Written problem: Using the material below, print a verbatim copy of every line from the one containing "Give me the" through the one containing "import pandas as pd", inclusive, and omit the pictures.

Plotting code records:
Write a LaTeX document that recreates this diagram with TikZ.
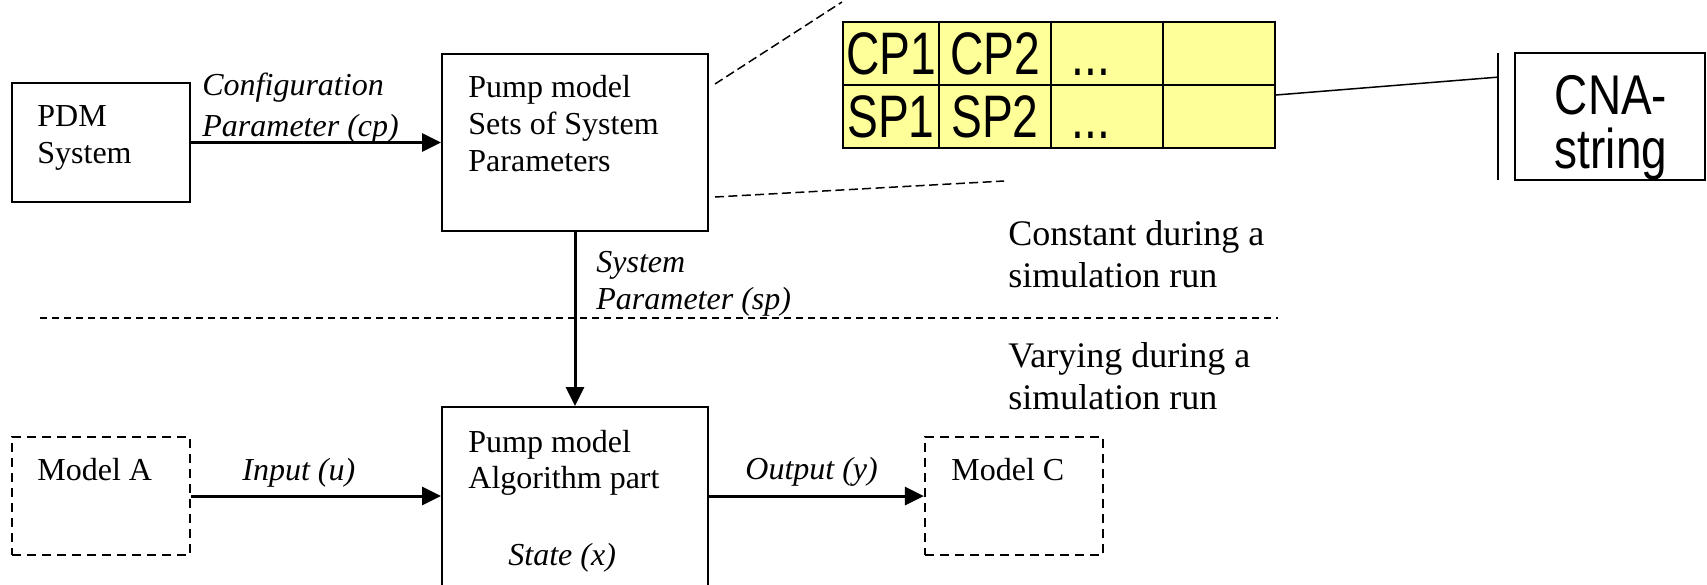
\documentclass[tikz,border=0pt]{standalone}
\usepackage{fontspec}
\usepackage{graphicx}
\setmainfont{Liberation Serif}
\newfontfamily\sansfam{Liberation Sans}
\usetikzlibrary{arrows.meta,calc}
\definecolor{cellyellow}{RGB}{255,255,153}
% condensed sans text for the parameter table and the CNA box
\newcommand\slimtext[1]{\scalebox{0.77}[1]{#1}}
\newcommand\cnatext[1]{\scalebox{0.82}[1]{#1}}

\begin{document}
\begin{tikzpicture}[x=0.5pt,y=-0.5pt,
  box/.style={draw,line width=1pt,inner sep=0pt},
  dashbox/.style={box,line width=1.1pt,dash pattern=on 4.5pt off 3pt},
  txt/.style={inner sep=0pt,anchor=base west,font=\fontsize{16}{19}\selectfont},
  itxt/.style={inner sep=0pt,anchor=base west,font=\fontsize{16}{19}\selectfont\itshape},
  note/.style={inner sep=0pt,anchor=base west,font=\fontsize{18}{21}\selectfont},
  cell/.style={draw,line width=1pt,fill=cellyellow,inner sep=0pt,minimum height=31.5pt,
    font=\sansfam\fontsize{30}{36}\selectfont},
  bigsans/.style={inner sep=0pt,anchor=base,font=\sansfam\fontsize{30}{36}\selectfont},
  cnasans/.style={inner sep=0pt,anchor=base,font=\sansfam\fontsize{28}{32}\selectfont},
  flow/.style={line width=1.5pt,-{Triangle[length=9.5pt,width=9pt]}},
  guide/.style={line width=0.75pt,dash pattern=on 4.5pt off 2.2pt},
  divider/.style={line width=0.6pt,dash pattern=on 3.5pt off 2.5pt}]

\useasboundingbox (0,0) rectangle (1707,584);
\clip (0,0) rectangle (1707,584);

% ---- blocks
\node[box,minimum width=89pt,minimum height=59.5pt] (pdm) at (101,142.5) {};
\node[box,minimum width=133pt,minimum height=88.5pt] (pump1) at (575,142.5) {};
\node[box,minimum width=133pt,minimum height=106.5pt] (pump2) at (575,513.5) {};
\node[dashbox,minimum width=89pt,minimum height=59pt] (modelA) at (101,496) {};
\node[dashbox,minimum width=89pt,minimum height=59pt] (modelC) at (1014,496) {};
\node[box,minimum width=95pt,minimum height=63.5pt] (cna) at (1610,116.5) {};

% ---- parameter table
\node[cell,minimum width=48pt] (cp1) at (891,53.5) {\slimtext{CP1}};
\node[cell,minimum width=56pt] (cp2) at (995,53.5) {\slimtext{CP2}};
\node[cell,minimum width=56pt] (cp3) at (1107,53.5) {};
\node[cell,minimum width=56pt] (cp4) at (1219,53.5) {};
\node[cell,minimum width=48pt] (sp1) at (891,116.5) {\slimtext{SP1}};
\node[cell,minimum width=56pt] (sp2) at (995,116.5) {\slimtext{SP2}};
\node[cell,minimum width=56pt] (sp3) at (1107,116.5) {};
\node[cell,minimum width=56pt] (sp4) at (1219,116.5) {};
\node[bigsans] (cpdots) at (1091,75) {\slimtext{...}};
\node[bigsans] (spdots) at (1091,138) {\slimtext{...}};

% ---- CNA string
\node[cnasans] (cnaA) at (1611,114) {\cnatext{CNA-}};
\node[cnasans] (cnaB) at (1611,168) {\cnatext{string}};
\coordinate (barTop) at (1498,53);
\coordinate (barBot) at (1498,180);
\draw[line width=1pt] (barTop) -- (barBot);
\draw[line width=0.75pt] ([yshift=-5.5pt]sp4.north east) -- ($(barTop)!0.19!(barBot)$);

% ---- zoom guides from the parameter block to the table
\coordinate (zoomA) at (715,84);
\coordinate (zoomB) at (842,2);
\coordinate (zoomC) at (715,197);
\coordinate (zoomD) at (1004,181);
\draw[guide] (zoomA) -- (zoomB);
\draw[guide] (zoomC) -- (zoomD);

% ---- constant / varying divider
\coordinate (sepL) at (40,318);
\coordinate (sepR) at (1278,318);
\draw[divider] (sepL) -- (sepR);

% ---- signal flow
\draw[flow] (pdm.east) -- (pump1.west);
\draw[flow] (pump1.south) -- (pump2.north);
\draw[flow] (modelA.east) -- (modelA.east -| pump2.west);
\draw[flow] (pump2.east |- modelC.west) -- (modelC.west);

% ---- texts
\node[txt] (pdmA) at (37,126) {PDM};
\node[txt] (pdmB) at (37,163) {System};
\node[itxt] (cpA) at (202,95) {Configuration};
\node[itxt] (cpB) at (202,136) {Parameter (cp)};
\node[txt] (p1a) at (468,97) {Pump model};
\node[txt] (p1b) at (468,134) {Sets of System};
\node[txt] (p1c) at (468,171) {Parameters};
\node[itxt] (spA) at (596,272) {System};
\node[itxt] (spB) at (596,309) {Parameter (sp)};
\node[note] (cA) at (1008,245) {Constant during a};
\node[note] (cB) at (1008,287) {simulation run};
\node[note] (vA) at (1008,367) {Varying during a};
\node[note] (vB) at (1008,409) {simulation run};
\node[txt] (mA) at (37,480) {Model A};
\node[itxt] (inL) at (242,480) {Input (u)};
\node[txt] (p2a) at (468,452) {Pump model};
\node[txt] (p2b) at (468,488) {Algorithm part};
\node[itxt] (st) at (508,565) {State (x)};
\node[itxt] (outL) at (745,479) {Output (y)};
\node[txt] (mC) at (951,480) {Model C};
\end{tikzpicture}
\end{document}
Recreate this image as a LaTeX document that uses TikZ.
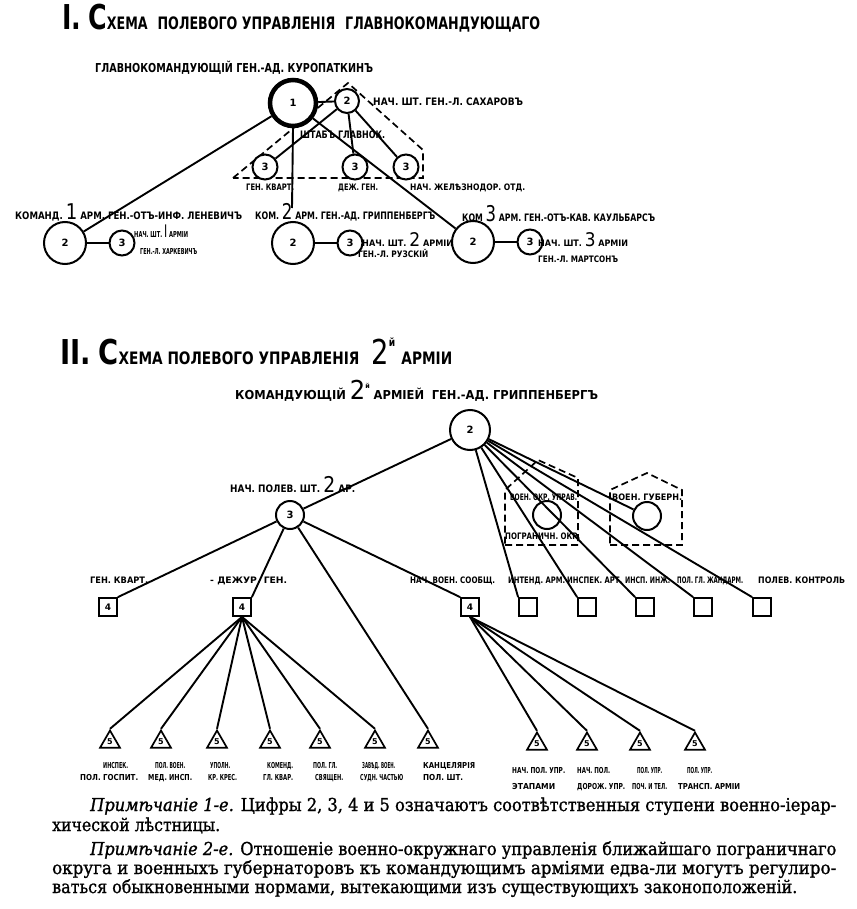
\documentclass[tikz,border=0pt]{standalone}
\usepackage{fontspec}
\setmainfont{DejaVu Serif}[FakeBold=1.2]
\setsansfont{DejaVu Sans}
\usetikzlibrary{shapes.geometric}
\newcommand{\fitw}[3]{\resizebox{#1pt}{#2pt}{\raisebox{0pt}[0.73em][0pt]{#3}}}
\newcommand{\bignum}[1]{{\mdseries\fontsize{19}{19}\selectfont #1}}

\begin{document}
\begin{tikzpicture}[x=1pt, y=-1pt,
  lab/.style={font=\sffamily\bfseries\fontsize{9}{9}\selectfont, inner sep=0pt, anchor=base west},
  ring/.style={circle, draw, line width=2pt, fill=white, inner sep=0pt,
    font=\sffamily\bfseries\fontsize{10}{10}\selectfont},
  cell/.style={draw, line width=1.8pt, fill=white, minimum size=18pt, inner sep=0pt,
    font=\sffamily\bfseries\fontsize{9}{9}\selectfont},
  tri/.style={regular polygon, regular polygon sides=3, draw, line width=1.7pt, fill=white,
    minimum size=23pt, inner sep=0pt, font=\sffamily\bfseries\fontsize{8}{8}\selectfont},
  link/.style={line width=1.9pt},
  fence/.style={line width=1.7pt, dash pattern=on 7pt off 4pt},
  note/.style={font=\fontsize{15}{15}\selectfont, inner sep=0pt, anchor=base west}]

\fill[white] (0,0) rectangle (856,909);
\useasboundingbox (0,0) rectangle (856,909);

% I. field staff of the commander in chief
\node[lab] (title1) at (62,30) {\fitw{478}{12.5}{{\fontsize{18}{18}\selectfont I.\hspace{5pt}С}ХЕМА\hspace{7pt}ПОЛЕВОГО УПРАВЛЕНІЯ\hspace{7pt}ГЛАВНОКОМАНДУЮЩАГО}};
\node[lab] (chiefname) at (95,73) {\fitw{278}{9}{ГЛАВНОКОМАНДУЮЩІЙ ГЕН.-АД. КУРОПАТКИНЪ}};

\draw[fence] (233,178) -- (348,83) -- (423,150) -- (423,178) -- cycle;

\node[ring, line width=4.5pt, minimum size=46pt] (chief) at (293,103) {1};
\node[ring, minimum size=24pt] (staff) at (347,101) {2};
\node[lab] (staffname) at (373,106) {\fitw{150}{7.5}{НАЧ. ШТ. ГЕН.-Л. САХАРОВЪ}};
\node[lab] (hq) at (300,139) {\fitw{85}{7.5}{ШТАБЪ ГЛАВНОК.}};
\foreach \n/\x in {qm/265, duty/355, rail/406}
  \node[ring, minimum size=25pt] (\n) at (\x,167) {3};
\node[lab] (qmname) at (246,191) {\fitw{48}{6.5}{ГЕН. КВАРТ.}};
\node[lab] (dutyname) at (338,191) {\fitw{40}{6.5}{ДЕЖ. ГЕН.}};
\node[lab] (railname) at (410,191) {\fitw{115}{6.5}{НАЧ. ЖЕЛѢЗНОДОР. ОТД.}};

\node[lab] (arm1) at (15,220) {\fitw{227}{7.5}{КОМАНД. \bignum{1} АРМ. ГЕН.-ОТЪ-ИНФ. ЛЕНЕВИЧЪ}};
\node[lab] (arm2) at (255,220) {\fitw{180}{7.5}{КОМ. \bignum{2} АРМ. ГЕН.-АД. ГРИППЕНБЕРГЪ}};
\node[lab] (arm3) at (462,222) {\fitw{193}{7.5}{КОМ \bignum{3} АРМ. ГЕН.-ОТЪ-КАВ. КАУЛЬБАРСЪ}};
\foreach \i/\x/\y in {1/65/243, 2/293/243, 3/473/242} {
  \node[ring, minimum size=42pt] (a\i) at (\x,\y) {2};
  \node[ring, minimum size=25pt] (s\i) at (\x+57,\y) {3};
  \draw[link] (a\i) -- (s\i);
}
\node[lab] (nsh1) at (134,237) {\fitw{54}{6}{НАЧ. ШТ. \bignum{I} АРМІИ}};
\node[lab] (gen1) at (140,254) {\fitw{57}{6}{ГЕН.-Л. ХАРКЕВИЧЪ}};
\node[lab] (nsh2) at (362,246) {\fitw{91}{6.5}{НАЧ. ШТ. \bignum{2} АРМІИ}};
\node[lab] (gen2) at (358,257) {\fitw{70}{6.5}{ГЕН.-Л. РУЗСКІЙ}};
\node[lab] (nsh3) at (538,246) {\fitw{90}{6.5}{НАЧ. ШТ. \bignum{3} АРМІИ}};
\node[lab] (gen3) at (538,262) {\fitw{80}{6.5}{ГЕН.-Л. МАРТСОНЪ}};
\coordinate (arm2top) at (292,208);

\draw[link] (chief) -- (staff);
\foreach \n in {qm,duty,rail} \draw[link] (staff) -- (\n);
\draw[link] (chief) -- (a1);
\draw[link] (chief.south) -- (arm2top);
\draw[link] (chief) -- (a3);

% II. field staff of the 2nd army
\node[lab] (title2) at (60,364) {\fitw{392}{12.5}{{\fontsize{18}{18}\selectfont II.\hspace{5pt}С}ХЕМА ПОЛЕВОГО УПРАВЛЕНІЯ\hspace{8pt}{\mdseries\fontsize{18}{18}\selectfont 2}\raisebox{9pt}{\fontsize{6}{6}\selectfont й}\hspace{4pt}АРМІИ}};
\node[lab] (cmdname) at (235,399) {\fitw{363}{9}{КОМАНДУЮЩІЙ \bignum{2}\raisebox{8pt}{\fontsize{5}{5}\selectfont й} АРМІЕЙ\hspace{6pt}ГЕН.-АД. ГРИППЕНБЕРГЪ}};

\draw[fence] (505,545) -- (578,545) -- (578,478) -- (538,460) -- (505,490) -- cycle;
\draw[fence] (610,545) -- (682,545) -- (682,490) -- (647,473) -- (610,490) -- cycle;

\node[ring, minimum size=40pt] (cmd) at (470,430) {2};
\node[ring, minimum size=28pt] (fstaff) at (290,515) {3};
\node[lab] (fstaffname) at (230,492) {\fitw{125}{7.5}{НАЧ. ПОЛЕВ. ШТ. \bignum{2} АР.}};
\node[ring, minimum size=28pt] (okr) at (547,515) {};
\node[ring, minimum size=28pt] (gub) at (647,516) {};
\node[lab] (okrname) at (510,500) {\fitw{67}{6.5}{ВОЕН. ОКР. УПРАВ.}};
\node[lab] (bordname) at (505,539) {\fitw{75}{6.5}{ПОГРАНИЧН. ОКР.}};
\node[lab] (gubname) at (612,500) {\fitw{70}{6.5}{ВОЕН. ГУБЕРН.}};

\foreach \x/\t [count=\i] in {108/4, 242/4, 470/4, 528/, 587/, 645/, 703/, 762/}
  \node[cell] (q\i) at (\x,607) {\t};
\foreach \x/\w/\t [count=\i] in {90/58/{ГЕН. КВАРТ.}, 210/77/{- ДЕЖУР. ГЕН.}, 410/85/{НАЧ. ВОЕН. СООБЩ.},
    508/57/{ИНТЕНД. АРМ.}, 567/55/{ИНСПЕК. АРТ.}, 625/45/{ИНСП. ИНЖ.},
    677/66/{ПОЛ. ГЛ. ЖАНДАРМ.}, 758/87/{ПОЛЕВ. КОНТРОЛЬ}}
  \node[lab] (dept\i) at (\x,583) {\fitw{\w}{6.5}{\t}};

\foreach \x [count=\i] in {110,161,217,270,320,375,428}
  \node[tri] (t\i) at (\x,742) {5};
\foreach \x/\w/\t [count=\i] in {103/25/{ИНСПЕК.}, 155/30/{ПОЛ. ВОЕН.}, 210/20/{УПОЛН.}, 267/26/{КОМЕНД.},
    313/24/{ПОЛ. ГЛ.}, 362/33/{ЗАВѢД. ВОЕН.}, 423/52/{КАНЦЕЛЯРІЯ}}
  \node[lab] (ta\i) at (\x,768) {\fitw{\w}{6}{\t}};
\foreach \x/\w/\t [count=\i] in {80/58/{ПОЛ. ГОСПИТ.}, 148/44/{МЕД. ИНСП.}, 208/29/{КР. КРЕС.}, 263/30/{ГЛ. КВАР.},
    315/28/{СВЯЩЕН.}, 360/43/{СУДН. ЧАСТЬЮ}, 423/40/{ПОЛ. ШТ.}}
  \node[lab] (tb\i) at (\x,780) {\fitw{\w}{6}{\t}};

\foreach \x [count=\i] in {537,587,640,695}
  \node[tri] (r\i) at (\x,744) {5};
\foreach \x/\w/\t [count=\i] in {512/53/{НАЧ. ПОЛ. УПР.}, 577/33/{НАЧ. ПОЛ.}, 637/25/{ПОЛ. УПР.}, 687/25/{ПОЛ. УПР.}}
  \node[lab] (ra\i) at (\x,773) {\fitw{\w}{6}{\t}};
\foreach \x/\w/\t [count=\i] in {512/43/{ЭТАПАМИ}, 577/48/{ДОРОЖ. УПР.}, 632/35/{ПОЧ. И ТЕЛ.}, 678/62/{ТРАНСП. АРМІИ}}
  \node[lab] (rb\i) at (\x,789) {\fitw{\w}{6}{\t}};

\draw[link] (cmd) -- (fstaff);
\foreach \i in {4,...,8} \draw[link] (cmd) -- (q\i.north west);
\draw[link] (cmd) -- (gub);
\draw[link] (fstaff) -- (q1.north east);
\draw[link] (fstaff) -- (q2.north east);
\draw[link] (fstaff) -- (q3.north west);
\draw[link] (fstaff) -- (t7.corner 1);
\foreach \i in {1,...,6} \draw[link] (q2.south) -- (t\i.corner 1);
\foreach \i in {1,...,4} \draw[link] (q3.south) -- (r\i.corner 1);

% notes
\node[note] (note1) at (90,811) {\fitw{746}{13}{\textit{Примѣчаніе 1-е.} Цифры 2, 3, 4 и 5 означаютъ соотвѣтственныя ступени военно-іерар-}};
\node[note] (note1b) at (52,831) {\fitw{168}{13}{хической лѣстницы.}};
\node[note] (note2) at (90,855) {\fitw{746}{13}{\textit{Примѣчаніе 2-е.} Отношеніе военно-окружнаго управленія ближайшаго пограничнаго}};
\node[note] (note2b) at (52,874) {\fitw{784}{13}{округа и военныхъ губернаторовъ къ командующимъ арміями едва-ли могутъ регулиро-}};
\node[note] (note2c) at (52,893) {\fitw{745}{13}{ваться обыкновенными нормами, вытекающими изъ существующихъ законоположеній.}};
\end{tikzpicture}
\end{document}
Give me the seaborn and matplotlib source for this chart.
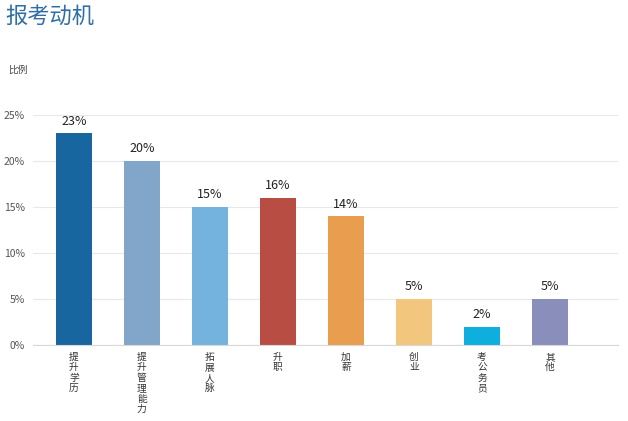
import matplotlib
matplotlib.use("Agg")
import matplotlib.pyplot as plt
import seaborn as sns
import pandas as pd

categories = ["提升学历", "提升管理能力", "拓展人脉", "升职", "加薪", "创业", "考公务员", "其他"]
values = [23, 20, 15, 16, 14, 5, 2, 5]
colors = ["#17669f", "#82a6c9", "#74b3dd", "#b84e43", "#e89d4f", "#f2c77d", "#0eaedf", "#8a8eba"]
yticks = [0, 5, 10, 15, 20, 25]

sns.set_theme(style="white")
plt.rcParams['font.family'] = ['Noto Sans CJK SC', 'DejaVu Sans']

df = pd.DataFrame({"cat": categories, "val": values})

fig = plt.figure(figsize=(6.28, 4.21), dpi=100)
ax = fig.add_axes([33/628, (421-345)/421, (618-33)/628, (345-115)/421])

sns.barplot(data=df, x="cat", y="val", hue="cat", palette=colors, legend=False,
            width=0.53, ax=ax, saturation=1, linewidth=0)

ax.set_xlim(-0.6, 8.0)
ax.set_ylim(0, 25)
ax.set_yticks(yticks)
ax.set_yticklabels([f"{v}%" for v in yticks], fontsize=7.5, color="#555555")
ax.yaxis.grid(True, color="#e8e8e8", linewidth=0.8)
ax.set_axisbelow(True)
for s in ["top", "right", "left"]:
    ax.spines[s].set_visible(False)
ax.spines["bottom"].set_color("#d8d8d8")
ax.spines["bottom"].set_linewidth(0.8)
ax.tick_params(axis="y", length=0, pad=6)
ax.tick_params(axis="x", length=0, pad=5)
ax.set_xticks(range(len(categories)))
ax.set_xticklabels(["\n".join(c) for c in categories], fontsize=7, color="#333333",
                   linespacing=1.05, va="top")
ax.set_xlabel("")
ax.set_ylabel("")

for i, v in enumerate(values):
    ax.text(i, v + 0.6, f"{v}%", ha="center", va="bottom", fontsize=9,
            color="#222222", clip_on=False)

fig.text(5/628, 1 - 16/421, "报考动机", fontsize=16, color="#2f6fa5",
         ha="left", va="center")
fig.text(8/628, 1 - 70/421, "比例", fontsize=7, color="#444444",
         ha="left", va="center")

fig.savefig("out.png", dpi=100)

Response:
Give me the seaborn and matplotlib source for this chart.
import matplotlib
matplotlib.use("Agg")
import matplotlib.pyplot as plt
import seaborn as sns
import pandas as pd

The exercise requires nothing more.